= What you have to do =
List all lines of the data containing the word "matplotlib".

= Dataset entries =
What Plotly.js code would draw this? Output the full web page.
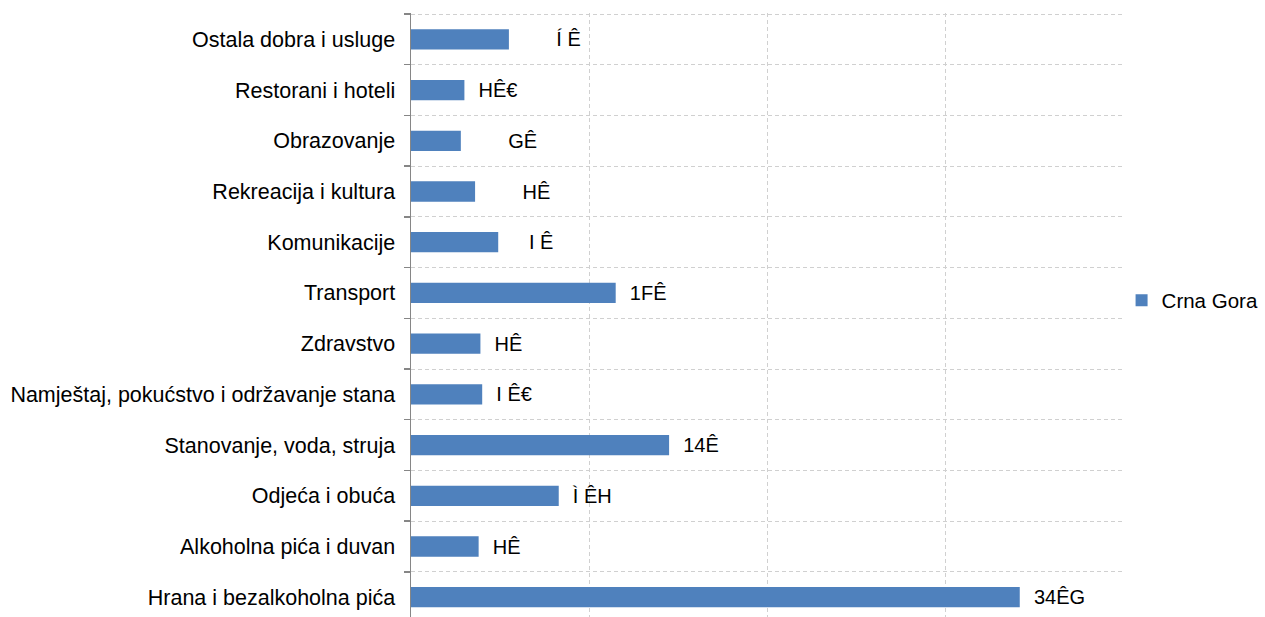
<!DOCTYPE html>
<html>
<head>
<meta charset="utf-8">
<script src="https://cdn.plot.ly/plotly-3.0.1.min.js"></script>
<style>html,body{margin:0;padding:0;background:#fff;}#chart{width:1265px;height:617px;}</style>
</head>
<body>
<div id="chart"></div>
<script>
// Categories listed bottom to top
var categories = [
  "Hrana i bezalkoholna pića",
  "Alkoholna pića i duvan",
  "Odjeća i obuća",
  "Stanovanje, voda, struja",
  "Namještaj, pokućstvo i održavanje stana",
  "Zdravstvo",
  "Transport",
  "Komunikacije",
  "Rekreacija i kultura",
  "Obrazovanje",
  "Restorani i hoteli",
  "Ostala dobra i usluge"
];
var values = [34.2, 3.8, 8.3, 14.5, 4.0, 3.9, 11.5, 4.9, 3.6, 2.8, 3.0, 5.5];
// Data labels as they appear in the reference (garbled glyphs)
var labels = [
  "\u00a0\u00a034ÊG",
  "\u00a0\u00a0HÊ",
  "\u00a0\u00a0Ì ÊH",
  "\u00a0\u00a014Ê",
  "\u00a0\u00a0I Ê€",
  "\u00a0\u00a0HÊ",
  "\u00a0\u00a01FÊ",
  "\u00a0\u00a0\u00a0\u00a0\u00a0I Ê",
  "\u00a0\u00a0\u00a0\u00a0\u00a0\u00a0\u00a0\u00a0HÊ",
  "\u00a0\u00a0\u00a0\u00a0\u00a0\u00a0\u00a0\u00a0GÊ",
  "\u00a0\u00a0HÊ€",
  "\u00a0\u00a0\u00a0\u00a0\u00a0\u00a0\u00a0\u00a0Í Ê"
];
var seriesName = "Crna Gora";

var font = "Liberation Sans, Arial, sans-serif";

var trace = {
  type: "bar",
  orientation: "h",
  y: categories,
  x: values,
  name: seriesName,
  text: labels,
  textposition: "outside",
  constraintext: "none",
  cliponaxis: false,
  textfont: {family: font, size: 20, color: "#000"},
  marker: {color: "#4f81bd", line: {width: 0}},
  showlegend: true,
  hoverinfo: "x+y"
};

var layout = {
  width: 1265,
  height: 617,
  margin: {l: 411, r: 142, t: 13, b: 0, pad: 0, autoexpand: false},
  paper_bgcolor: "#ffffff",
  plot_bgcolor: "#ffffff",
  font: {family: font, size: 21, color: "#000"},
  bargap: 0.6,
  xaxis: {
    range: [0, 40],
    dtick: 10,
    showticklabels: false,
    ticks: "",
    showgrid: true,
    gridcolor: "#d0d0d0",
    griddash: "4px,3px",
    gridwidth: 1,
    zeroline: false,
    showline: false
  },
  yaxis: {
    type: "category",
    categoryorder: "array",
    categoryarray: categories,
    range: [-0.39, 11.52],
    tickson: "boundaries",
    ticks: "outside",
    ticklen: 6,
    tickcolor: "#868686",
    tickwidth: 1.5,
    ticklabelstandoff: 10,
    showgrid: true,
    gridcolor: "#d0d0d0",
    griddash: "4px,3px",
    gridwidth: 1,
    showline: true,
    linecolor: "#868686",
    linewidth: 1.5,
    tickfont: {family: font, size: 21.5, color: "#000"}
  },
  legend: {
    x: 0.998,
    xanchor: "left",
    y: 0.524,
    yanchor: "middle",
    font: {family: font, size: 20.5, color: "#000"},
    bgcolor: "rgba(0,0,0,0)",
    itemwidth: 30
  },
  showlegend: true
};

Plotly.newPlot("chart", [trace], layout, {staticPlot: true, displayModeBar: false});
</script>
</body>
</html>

--

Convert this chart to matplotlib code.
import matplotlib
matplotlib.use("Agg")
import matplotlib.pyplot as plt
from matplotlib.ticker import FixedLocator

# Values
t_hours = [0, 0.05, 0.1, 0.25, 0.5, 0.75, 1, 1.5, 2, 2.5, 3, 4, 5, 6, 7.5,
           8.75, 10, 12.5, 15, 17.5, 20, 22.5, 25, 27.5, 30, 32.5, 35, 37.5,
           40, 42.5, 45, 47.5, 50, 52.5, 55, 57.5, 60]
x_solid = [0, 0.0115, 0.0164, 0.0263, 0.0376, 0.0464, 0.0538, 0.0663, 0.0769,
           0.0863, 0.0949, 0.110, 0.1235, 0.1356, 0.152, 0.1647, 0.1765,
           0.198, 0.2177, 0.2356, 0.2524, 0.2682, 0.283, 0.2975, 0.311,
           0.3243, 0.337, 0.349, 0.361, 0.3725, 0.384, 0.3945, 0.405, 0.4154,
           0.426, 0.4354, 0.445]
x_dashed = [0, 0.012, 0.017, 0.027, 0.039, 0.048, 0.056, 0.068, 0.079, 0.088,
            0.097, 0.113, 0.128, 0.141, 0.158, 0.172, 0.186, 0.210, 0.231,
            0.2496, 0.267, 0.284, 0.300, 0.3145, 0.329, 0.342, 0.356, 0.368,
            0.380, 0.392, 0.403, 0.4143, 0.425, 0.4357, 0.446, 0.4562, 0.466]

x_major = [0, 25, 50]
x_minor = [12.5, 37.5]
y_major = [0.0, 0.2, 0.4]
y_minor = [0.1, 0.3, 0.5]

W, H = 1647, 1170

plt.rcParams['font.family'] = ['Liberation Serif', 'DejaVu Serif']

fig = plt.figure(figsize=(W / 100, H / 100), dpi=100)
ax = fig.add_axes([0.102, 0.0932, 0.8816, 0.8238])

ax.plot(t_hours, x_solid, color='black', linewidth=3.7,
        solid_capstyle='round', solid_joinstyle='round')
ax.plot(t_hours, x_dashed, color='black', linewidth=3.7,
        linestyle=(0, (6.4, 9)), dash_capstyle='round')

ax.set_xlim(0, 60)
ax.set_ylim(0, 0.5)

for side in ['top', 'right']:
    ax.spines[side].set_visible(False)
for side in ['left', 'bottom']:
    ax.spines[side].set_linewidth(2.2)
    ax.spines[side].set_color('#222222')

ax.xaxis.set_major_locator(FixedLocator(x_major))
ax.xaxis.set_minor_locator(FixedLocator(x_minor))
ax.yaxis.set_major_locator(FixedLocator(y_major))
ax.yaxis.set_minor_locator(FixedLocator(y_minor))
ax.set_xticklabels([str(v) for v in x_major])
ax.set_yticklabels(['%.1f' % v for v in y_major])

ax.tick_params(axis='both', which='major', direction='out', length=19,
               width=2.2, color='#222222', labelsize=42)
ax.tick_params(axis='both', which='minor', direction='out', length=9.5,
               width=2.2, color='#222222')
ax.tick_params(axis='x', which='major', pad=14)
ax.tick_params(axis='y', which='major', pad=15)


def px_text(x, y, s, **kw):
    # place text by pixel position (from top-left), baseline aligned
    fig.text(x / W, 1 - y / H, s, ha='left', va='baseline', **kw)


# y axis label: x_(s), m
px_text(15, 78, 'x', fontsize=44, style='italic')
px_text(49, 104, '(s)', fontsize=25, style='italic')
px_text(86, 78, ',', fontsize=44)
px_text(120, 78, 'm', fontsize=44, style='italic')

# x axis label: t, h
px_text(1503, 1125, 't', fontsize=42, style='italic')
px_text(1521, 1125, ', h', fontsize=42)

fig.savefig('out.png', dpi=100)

= Reply =
Convert this chart to matplotlib code.
import matplotlib
matplotlib.use("Agg")
import matplotlib.pyplot as plt
from matplotlib.ticker import FixedLocator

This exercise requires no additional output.